Indeed, video streams had to be transmitted to servers and therein processed to extract relevant information in an automatic way. Nevertheless, nowadays, from an Internet of Things IoT perspective it is possible to conceive embedded vision nodes having on-board suitable logics for video processing and understanding. Such recent ideas have been exploited in cooperative visual sensor networks, an active research field that extends the well-known sensor network domain taking into account sensor nodes enabled with vision capabilities.
However, cooperation can be meant at different levels. For instance in [6] road intersection monitoring is tackled using different sensors, positioned in such a way that any event of interest can always be observed by at least one sensor.
Instead in [7] cooperation among nodes is obtained by offloading computational tasks connected to image feature computation from one node to another.
With respect to these previous works, one of the main contributions of this paper is the definition and validation of a self-powered cooperative visual sensor network designed for acting as a pervasive roadside wireless monitoring network to be installed in the urban scenario to support the creation of effective Smart Cities.
Such an ad hoc sensor network was born in the framework of the Intelligent Cooperative Sensing for Improved traffic efficiency ICSI project [8], which aimed at providing a platform for the deployment of cooperative systems, based on vehicular network and cooperative visual sensor network communication technologies, with the goal of enabling a safer and more efficient mobility in both urban and highway scenarios, fully in line with ETSI Collaborative ITS C-ITS.
In this direction, and following the ICSI vision, the proposed cooperative visual sensor network is organized as an IoT-compliant wireless network in which images can be captured by embedded cameras to extract high-level information from the scene. The cooperative visual sensor network is responsible for collecting and aggregating ITS-related events to be used to feed higher levels of the system in charge of providing advanced services to the users.
More in detail, the network is composed of new custom low-cost visual sensors nodes collecting and extracting information on: i parking slots availability, and ii traffic flows. Further, the first set of collected data regarding parking can be used in the Smart City domain to create advanced parking management systems, as well as to better tune the pricing policies of each parking space. The second set of data related to vehicular flows can be used for a per-hour basis analysis of the city congestion level, thus helping the design of innovative and adaptive traffic reduction strategies.
Extraction and collection of such ITS-related data is achieved thanks to the introduction of novel lightweight computer vision algorithms for flow monitoring and parking lot occupancy analysis, which represent another important contribution of this paper; indeed, the proposed methods are compared to reference algorithms available in the state of the art and are shown to have comparable performance, yet they can be executed on autonomous embedded sensors.

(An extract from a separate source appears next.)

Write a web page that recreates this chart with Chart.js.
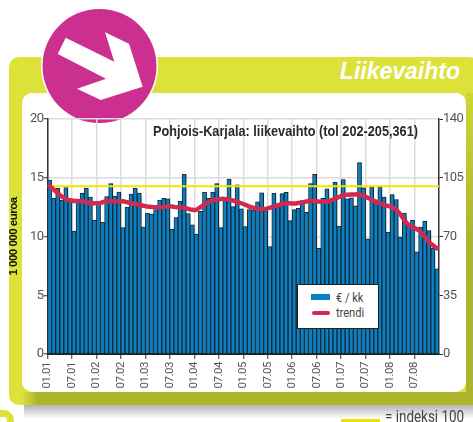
<!DOCTYPE html>
<html><head><meta charset="utf-8">
<script src="https://cdn.jsdelivr.net/npm/chart.js@4"></script>
<style>
html,body{margin:0;padding:0;background:#fff;width:473px;height:422px;overflow:hidden}
.a{position:absolute}
.n{font-family:Roboto,"Liberation Sans",sans-serif;white-space:nowrap;transform-origin:left center}
</style></head><body>
<div class="a" style="left:24px;top:405px;width:449px;height:14px;background:linear-gradient(#b4b4b4,#ffffff)"></div>
<div class="a" style="left:9px;top:57px;width:470px;height:348px;background:#dce239;border-radius:10px"></div>
<div class="a" style="left:466px;top:93px;width:7px;height:312px;background:linear-gradient(#d0d535,#acb52c 45%)"></div>
<div class="a" style="left:22px;top:392px;width:451px;height:13px;background:linear-gradient(90deg,#dce239,#acb52c 16px)"></div>
<div class="a" style="left:22px;top:93px;width:444px;height:299px;background:#fff;border-radius:10px"></div>
<div class="a" style="left:-20px;top:410px;width:20px;height:30px;border:7px solid #dce239;border-radius:10px;box-sizing:content-box"></div>
<svg class="a" style="left:0;top:0" width="473" height="130">
<circle cx="99.5" cy="66" r="58.5" fill="#fff"/><circle cx="99.5" cy="66" r="57" fill="#cb2f90"/>
<polygon fill="#fff" points="65.7,37.7 57.7,54 106,78.7 77,88.7 100.7,100 142.7,86.7 129,43.7 105,32.3 114.3,61.7"/>
</svg>
<div class="a" style="right:13px;top:56px;font:italic bold 23px 'Liberation Sans',sans-serif;color:#fff;line-height:30px">Liikevaihto</div>
<canvas id="c" class="a" style="left:0;top:0" width="473" height="422"></canvas>
<div class="a" style="left:297px;top:284px;width:80px;height:43px;background:#fff;border:1.5px solid #222"></div>
<div class="a" style="left:311px;top:294px;width:19px;height:6px;background:#0a80c4"></div>
<div class="a" style="left:312px;top:311px;width:18px;height:4px;background:#d02a50;border-radius:2px"></div>
<div class="a n" style="left:336px;top:290px;font-size:13px;line-height:16px;color:#444;transform:scaleX(.85)">€ / kk</div>
<div class="a n" style="left:336px;top:305px;font-size:13px;line-height:16px;color:#444;transform:scaleX(.85)">trendi</div>
<div class="a" style="left:341px;top:419px;width:39px;height:3px;background:#f0e000"></div>
<div class="a n" style="left:385px;top:408px;font-size:16px;line-height:18px;color:#444;transform:scaleX(.84)">= indeksi 100</div>
<script>
const tickLabels=["01.01","07.01","01.02","07.02","01.03","07.03","01.04","07.04","01.05","07.05","01.06","07.06","01.07","07.07","01.08","07.08"];
const monthlySales=[14.8,13.25,14.1,13.1,14.17,13,10.47,13,13.7,14.1,13.35,11.4,12.8,11.2,13.4,14.5,13.45,13.77,10.75,12.5,13.6,14.1,13.7,10.8,12,11.9,12.3,13.1,13.25,13.2,10.6,11.6,13,15.3,11.95,11,10.2,12.15,13.77,13.25,13.77,14.5,10.75,13.25,14.87,12.55,14.4,12.35,10.85,12.3,12.25,12.95,13.72,12.2,9.15,13.67,12.75,13.65,13.75,11.35,12.3,12.4,13.05,12.06,14.5,15.3,9,13.25,14.05,13.1,14.6,10.87,14.85,13.2,13.3,12.6,16.3,14.15,9.8,14.2,13.1,14.2,13.35,10.35,13.57,13.15,9.95,12,11,11.4,8.7,10.8,11.3,10.5,9,7.25];
const trend=[14.3,14,13.7,13.4,13.17,13.08,13.03,13.02,13,12.92,12.83,12.82,12.83,12.92,13,13.02,13,13,13,12.92,12.83,12.77,12.7,12.62,12.55,12.52,12.5,12.5,12.5,12.57,12.55,12.5,12.47,12.45,12.35,12.27,12.27,12.5,12.72,12.94,13.07,13.17,13.2,13.2,13.14,13.06,12.95,12.83,12.7,12.55,12.45,12.37,12.35,12.35,12.45,12.55,12.67,12.77,12.82,12.83,12.8,12.85,12.9,12.98,13.06,13.03,12.97,12.97,12.97,13.08,13.2,13.36,13.5,13.55,13.57,13.58,13.6,13.47,13.3,13.13,12.97,12.83,12.7,12.6,12.5,12.26,11.9,11.4,11,10.8,10.64,10.4,10,9.56,9.25,9];
const indexLine=[100,100];
const chartTitle="Pohjois-Karjala: liikevaihto (tol 202-205,361)";
const TICKFONT='Roboto,"Liberation Sans",sans-serif';
const gray='#555';
const titlePlugin={id:'inner',
 beforeDraw(ch){ch.ctx.letterSpacing='-0.5px';},
 afterDraw(ch){const x=ch.ctx;x.save();x.letterSpacing='0px';x.font='bold 14px "Liberation Sans",sans-serif';x.fillStyle='#2a2a2a';x.textAlign='center';x.textBaseline='middle';x.fillText(chartTitle,285.5,132,265);x.restore();}};
const shadowPlugin={id:'barShadow',beforeDatasetDraw(ch,a){if(a.index===2){const x=ch.ctx;x.shadowColor='rgba(0,0,0,.3)';x.shadowOffsetX=1.5;x.shadowBlur=1;}},afterDatasetDraw(ch,a){if(a.index===2){const x=ch.ctx;x.shadowColor='transparent';x.shadowOffsetX=0;x.shadowBlur=0;}}};
new Chart(document.getElementById('c'),{
 type:'bar',
 data:{datasets:[
  {type:'line',label:'trendi',data:trend.map((v,i)=>({x:i+.5,y:v})),borderColor:'#d02a50',borderWidth:4.5,pointRadius:0,tension:.3,borderCapStyle:'round',order:1,yAxisID:'y'},
  {type:'line',label:'indeksi 100',data:indexLine.map((v,i)=>({x:i*96,y:v})),borderColor:'#f2e500',borderWidth:2,pointRadius:0,order:2,yAxisID:'y2'},
  {type:'bar',label:'€ / kk',data:monthlySales.map((v,i)=>({x:i+.5,y:v})),backgroundColor:'#0a80c4',borderColor:'#1b2a35',borderWidth:1,barPercentage:1,categoryPercentage:1,order:3,yAxisID:'y'}
 ]},
 plugins:[titlePlugin,shadowPlugin],
 options:{responsive:false,animation:false,
  layout:{padding:{top:119,left:0,right:0,bottom:0}},
  plugins:{legend:{display:false},tooltip:{enabled:false}},
  scales:{
   x:{type:'linear',min:0,max:96,offset:false,
    afterFit(s){s.height=68},
    grid:{offset:false,color:'#dcdcdc',lineWidth:1.5,tickColor:'#333',tickLength:5,tickWidth:1},
    border:{color:'#222',width:2},
    afterBuildTicks(s){s.ticks=tickLabels.map((l,i)=>({value:i*6}));},
    ticks:{autoSkip:false,maxRotation:90,minRotation:90,padding:3,color:gray,font:{family:TICKFONT,size:11.5},callback:(v)=>tickLabels[v/6]}},
   y:{position:'left',min:0,max:20,
    afterFit(s){s.width=47.5},
    title:{display:true,text:'1 000 000 euroa',color:'#111',font:{family:'"Liberation Sans"',size:11.5,weight:'bold'},padding:{top:7,bottom:0}},
    grid:{color:'#dcdcdc',lineWidth:1.5,tickColor:'#333',tickLength:4,tickWidth:1},
    border:{color:'#333',width:1.5},
    ticks:{stepSize:5,padding:0,color:gray,font:{family:TICKFONT,size:13}}},
   y2:{position:'right',min:0,max:140,
    afterFit(s){s.width=34},
    grid:{drawOnChartArea:false,tickColor:'#333',tickLength:4,tickWidth:1},
    border:{color:'#333',width:1.5},
    ticks:{stepSize:35,padding:0,color:gray,font:{family:TICKFONT,size:13}}}
  }}
});
</script>
</body></html>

As a further point with respect to previous works, in our proposal, cooperation is obtained by leveraging a MachineMachine M2M middleware for resource constrained visual sensor nodes. In our contribution, the middleware has been extended to compute aggregated visual sensor node events and to publish them using M2M transactions.
In this way, the belief of each single node is aggregated into a network belief which is less sensitive either to partial occlusion or to the failure of some nodes.

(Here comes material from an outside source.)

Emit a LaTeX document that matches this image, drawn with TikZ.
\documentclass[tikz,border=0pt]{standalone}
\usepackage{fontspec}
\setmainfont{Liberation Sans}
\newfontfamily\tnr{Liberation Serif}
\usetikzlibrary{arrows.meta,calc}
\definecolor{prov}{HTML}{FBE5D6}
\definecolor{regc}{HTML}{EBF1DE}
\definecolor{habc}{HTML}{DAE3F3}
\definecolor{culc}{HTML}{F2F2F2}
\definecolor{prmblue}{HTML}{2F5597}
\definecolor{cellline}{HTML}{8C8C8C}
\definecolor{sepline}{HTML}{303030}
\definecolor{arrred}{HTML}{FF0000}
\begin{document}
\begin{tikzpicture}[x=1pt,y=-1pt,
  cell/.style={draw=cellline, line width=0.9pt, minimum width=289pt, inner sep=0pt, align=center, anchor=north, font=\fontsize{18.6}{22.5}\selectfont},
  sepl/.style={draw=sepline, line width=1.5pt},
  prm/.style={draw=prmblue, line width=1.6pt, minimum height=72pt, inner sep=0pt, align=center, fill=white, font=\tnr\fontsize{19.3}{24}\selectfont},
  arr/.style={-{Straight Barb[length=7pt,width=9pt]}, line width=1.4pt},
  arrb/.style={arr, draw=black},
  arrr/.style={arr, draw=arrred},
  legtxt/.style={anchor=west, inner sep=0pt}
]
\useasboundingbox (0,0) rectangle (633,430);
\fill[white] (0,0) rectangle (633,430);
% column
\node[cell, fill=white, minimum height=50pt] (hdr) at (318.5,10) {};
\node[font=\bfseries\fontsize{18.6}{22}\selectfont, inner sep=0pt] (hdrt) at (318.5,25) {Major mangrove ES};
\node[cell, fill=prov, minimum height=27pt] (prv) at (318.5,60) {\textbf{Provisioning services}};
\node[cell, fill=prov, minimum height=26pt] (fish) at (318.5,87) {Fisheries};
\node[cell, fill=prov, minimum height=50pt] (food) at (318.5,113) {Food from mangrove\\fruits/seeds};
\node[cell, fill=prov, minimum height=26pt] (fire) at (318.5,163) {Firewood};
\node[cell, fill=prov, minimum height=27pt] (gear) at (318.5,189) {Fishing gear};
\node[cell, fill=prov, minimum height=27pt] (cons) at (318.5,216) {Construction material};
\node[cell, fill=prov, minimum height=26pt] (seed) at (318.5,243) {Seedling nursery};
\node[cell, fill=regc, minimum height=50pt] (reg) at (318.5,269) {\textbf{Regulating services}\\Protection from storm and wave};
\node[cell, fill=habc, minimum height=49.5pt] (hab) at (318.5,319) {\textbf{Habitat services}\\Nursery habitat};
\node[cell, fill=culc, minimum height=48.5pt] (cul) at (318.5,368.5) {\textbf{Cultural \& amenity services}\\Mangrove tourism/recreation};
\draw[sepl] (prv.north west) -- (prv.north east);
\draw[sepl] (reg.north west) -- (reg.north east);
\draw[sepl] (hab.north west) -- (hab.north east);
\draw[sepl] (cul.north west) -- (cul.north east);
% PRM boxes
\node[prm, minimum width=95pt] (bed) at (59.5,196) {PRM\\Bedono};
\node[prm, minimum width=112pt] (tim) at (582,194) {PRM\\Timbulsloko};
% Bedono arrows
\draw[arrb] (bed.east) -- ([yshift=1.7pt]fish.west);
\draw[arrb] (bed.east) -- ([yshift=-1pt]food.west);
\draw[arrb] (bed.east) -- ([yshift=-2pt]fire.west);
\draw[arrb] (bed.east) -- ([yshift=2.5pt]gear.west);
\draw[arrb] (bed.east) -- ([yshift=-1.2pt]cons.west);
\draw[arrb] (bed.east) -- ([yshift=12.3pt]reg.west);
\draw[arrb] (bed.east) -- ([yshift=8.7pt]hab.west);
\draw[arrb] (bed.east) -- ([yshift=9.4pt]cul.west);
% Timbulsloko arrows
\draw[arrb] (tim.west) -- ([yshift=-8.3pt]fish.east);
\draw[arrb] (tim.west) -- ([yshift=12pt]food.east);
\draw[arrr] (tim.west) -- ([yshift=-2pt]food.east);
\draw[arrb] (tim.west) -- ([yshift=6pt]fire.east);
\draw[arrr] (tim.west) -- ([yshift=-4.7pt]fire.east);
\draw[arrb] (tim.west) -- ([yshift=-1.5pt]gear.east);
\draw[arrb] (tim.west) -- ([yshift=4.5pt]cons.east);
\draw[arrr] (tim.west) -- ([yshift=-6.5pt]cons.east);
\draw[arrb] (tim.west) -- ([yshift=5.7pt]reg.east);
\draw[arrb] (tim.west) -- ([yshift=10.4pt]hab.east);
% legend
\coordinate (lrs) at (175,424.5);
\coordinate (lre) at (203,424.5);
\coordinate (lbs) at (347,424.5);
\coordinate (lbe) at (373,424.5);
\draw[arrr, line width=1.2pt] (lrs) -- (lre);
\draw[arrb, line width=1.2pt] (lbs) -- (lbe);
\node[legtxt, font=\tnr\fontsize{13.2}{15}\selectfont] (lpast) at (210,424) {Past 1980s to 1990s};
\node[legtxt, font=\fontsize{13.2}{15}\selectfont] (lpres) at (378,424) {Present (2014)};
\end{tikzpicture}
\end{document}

Even more importantly, the visual sensor network and the gain in accuracy that is possible to obtain thanks to the cooperative approach is not only proved through simulation or limited experimentation in the lab, but is shown in a real, full-size scenario. Indeed, extensive field tests showed that the proposed solution can be actually deployed in practice, allowing for an effective, minimally invasive, fast and easy-to-configure installation, whose maintenance is sustainable, being the network nodes autonomous and self-powered thanks to integrated energy harvesting modules.
In addition, during the tests, the visual sensor network was capable of gathering significant and precise data which can be exploited for supporting and implementing real-time adaptive policies as well as for reshaping city mobility plans. The paper is organized as follows. Related works are reviewed in Section 2, focusing both on architectural aspects and computer vision algorithms for the targeted ITS applications.
In Section 3 the main components used for building the cooperative visual sensor network are introduced and detailed, while in Section 4, the findings of the experiments for the validation of the embedded computer vision logics Section 4.
Section 5 ends the paper with ideas for future research. Related Works With the increasing number of IoTdevices and technologies, monitoring architectures have moved during the years from cloud based approaches towards edge solutions, and more recently to fog approaches.
The main drivers of this progressive architectural change have been the capabilities and complexities of IoT architectural elements. As the computational capacity of devices has increased, the intelligence of the system has been moved from its core cloud-based data processing to the border edge-computing data analysis and aggregation , pushing further until reaching devices fog-computing approach to spread the whole system intelligence among all architectural elements [9].
One of the main features of fog computing is the location awareness. Data can be processed very close to their source, thus letting a better cooperation among nodes to enhance information reliability and understanding.
Visual sensor networks in the ITS domain have been envisioned during the years as an interesting solution to extract high value data. The first presented solutions were based on an edge-computing approach in which whole images or high-level extracted features were processed by high computational nodes located at the edge of the monitoring system. Works such as [10,11] are just an example of systems following this approach. More recent approaches leverage powerful visual sensor nodes, thus proposing solutions in which images are fully processed on-board, thus exploiting fog-computing capabilities.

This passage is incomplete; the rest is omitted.